Afin de contrer la menace d’une épidémie de coronavirus, des experts indépendants de l’ONU ont demandé lundi la libération de migrants des centres de détention à haut risque aux États-Unis.
« Le gouvernement américain doit de toute urgence utiliser des alternatives facilement disponibles à la détention pour les migrants détenus dans des centres administratifs surpeuplés et insalubres afin de contrer le risque d’une épidémie de Covid-19 », a plaidé ce lundi à Genève un groupe d’experts indépendants des droits de l’homme de l’ONU.
« Aucun de ces migrants n’est détenu pour des infractions pénales, mais attendent simplement que des décisions soient prises sur leurs demandes d’immigration », a noté le Rapporteur spécial des Nations Unies sur les droits des migrants, Felipe González Morales. Les experts indépendants onusiens indiquent avoir reçu plusieurs rapports sur les conditions d’insalubrité et le manque de soins de santé appropriés pour les 1.500 détenus du Centre de traitement du Nord-Ouest, situé à Tacoma, dans l’État de Washington. Ce centre est géré par une société privée, le groupe GEO, pour le compte de l’Agence américaine de l’immigration et des douanes.
« Nous avons entendu dire qu’il y a un manque de mesures de protection pour les détenus, qu’il est impossible de garder la distance physique recommandée et que les nouveaux arrivants ne sont pas mis en isolement pour observation médicale », a ajouté M. González Morales.
Pour l’expert indépendant onusien, cela soulève de graves inquiétudes quant à la possibilité que le coronavirus se propage dans le centre. Cet établissement a fait état de problèmes liés à la fourniture de soins de santé inadéquats et de conditions insalubres. De plus, « il est très difficile de maintenir la distance physique nécessaire dans des centres de détention surpeuplés ».
« Réduire de manière significative le nombre de migrants détenus en les relâchant dans d’autres lieux peut facilement résoudre ce problème », a insisté le Rapporteur spécial.
Le défi de la distanciation physique dans des centres de détention surpeuplés
Face à telles conditions, M. González Morales a demandé à l’administration américaine et au groupe GEO de garantir l’accès aux soins de santé, à des installations d’eau et d’assainissement adéquates, et de renforcer les mesures visant à prévenir l’apparition et la propagation du Covid-19 dans l’établissement.
Plus largement, le Rapporteur spécial a indiqué que la détention administrative des immigrants ne devrait être utilisée qu’en dernier recours.
Il plaide pour des mesures alternatives, qui sont essentiellement non privatives de liberté, des solutions d’hébergement et de soins de proximité moins restrictives, visant à respecter les droits de l’homme des migrants et à limiter le recours à la détention d’immigrants.
Il s’agit d’élaborer un ensemble de critères pour identifier les personnes en détention administrative qui pourraient être immédiatement libérées « pour des placements alternatifs ». « Les mesures alternatives à la détention généralisée des immigrants aux États-Unis permettraient également de garantir que les migrants ne soient pas détenus arbitrairement », a souligné le Rapporteur spécial.
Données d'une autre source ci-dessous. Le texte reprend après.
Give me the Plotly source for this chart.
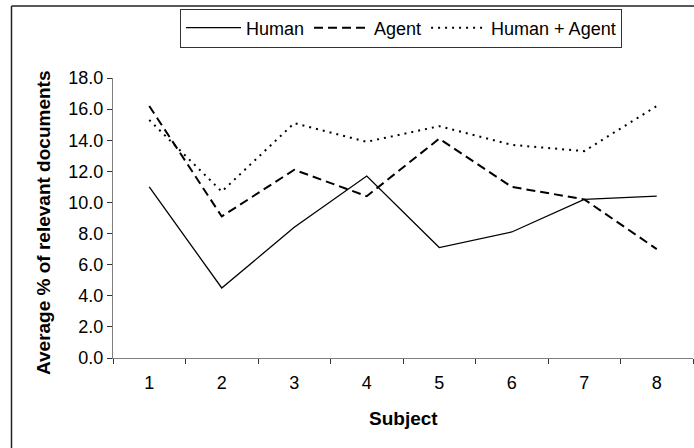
import plotly.graph_objects as go

subjects = [1, 2, 3, 4, 5, 6, 7, 8]
subject_labels = ["1", "2", "3", "4", "5", "6", "7", "8"]
human = [11.0, 4.5, 8.4, 11.7, 7.1, 8.1, 10.2, 10.4]
agent = [16.2, 9.1, 12.1, 10.4, 14.1, 11.0, 10.2, 7.0]
human_agent = [15.3, 10.7, 15.1, 13.9, 14.9, 13.7, 13.3, 16.2]
y_ticks = [0, 2, 4, 6, 8, 10, 12, 14, 16, 18]

FONT = "Liberation Sans, Arial, Helvetica, sans-serif"
AXIS_GREY = "#7f7f7f"

fig = go.Figure()
fig.add_trace(go.Scatter(x=subjects, y=human, mode="lines", name="Human",
                         line=dict(color="black", width=1.3)))
fig.add_trace(go.Scatter(x=subjects, y=agent, mode="lines", name="Agent",
                         line=dict(color="black", width=2, dash="9px,5px")))
fig.add_trace(go.Scatter(x=subjects, y=human_agent, mode="lines", name="Human + Agent",
                         line=dict(color="black", width=2, dash="2px,5px")))

W, H = 694, 448
L, R, T, B = 113, 1, 78, 90
pw, ph = W - L - R, H - T - B

def px_x(x):
    return (x - L) / pw

def px_y(y):
    return (H - B - y) / ph

fig.update_layout(
    width=W, height=H,
    margin=dict(l=L, r=R, t=T, b=B, pad=0),
    paper_bgcolor="white", plot_bgcolor="white",
    font=dict(family=FONT, size=18, color="black"),
    showlegend=True,
    legend=dict(orientation="h", x=px_x(180), y=px_y(28), xanchor="left", yanchor="middle",
                bgcolor="white", bordercolor="#333333", borderwidth=1,
                font=dict(family=FONT, size=18, color="black"),
                itemwidth=55, tracegroupgap=0),
    xaxis=dict(range=[0.5, 8.5], tickmode="array", tickvals=subjects, ticktext=subject_labels,
               ticks="outside", ticklen=8, tickcolor="rgba(0,0,0,0)",
               showline=True, linecolor=AXIS_GREY, linewidth=1, showgrid=False, zeroline=False,
               minor=dict(tickvals=[i + 0.5 for i in range(0, 9)], ticks="outside", ticklen=5,
                          tickcolor="#333333", tickwidth=1, showgrid=False),
               tickfont=dict(size=18)),
    yaxis=dict(range=[0, 18], tickmode="array", tickvals=y_ticks, tickformat=".1f",
               ticks="outside", ticklen=5, tickcolor="#333333",
               showline=True, linecolor=AXIS_GREY, linewidth=1, showgrid=False, zeroline=False,
               tickfont=dict(size=18)),
    annotations=[
        dict(text="<b>Subject</b>", xref="paper", yref="paper", x=0.5, y=px_y(418),
             xanchor="center", yanchor="middle", showarrow=False,
             font=dict(family=FONT, size=19, color="black")),
        dict(text="<b>Average % of relevant documents</b>", xref="paper", yref="paper",
             x=px_x(44), y=px_y(223), xanchor="center", yanchor="middle", textangle=-90,
             showarrow=False, font=dict(family=FONT, size=19, color="black")),
    ],
    shapes=[
        dict(type="line", xref="paper", yref="paper", x0=px_x(11.5), x1=px_x(700),
             y0=px_y(6), y1=px_y(6), line=dict(color="#222222", width=1.5)),
        dict(type="line", xref="paper", yref="paper", x0=px_x(11.5), x1=px_x(11.5),
             y0=px_y(6), y1=px_y(460), line=dict(color="#222222", width=1.5)),
    ],
)

fig.write_html("out.html")
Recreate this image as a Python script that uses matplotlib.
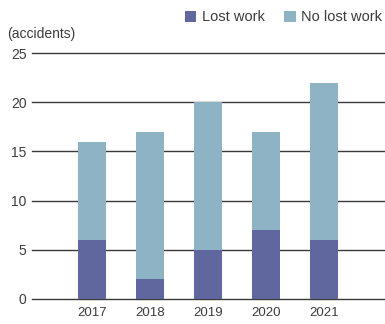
import matplotlib
matplotlib.use("Agg")
import matplotlib.pyplot as plt
import numpy as np

years = ["2017", "2018", "2019", "2020", "2021"]
lost_work = [6, 2, 5, 7, 6]
no_lost_work = [10, 15, 15, 10, 16]
y_ticks = [0, 5, 10, 15, 20, 25]

dark = "#60679e"
light = "#8db3c5"
text_color = "#3c3c3c"

plt.rcParams["font.family"] = ["Liberation Sans", "DejaVu Sans"]

fig = plt.figure(figsize=(3.85, 3.24), dpi=100)
ax = fig.add_axes([0.083, 0.0772, 0.917, 0.7592])

x = np.arange(len(years))
width = 0.483
ax.bar(x, lost_work, width, color=dark, label="Lost work", zorder=3)
ax.bar(x, no_lost_work, width, bottom=lost_work, color=light,
       label="No lost work", zorder=3)

for t in y_ticks:
    ax.axhline(t, color="#3a3a3a", linewidth=1.0, zorder=2, clip_on=False)

ax.set_ylim(0, 25)
ax.set_xlim(-1.034, 5.05)
ax.set_yticks(y_ticks)
ax.set_xticks(x)
ax.set_xticklabels(years)
for s in ax.spines.values():
    s.set_visible(False)
ax.tick_params(axis="y", length=0, pad=4, labelsize=10, labelcolor=text_color)
ax.tick_params(axis="x", length=0, pad=6, labelsize=9.5, labelcolor=text_color)

fig.text(0.018, 0.895, "(accidents)", fontsize=10, color=text_color,
         ha="left", va="center")

fig.legend(loc="upper right", bbox_to_anchor=(1.02, 1.0), ncol=2,
           frameon=False, fontsize=10.5, handlelength=0.8, handleheight=0.8,
           handletextpad=0.4, columnspacing=1.3, labelcolor=text_color,
           borderaxespad=0.3)

fig.savefig("out.png", dpi=100)
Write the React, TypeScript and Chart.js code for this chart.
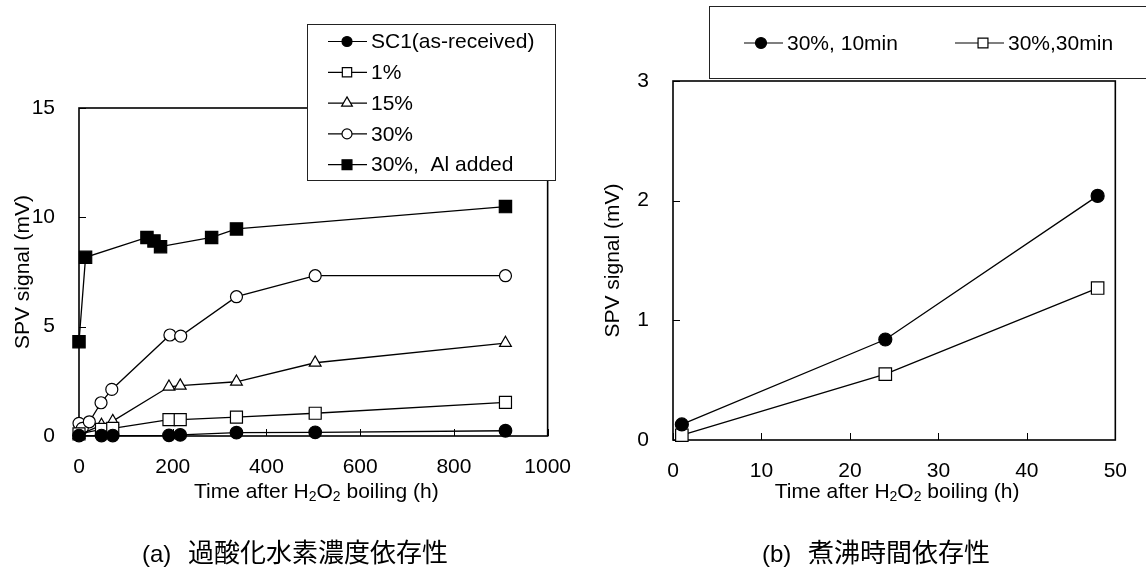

A noter que cette déclaration de M. González Morales a été également avalisée par le Groupe de travail sur droits de l’homme et sociétés transnationales ; le Groupe de travail sur l’utilisation de mercenaires ; Dainius Pūras, Rapporteur spécial des Nations Unies sur le droit à la santé ; Nils Melzer, Rapporteur spécial sur la torture ; et Léo Heller, Rapporteur spécial sur le droit à l’eau potable.
NOTE :
Les Rapporteurs spéciaux font partie de ce que l’on appelle les procédures spéciales du Conseil des droits de l’homme. Les procédures spéciales, le plus grand organe d’experts indépendants du système des droits de l’homme des Nations unies, est le nom général des mécanismes indépendants d’enquête et de surveillance du Conseil qui s’occupent soit de situations de pays spécifiques soit de questions thématiques dans toutes les régions du monde. Les experts des procédures spéciales travaillent sur une base volontaire ; ils ne font pas partie du personnel des Nations unies et ne reçoivent pas de salaire pour leur travail. Ils sont indépendants de tout gouvernement ou organisation et travaillent à titre individuel.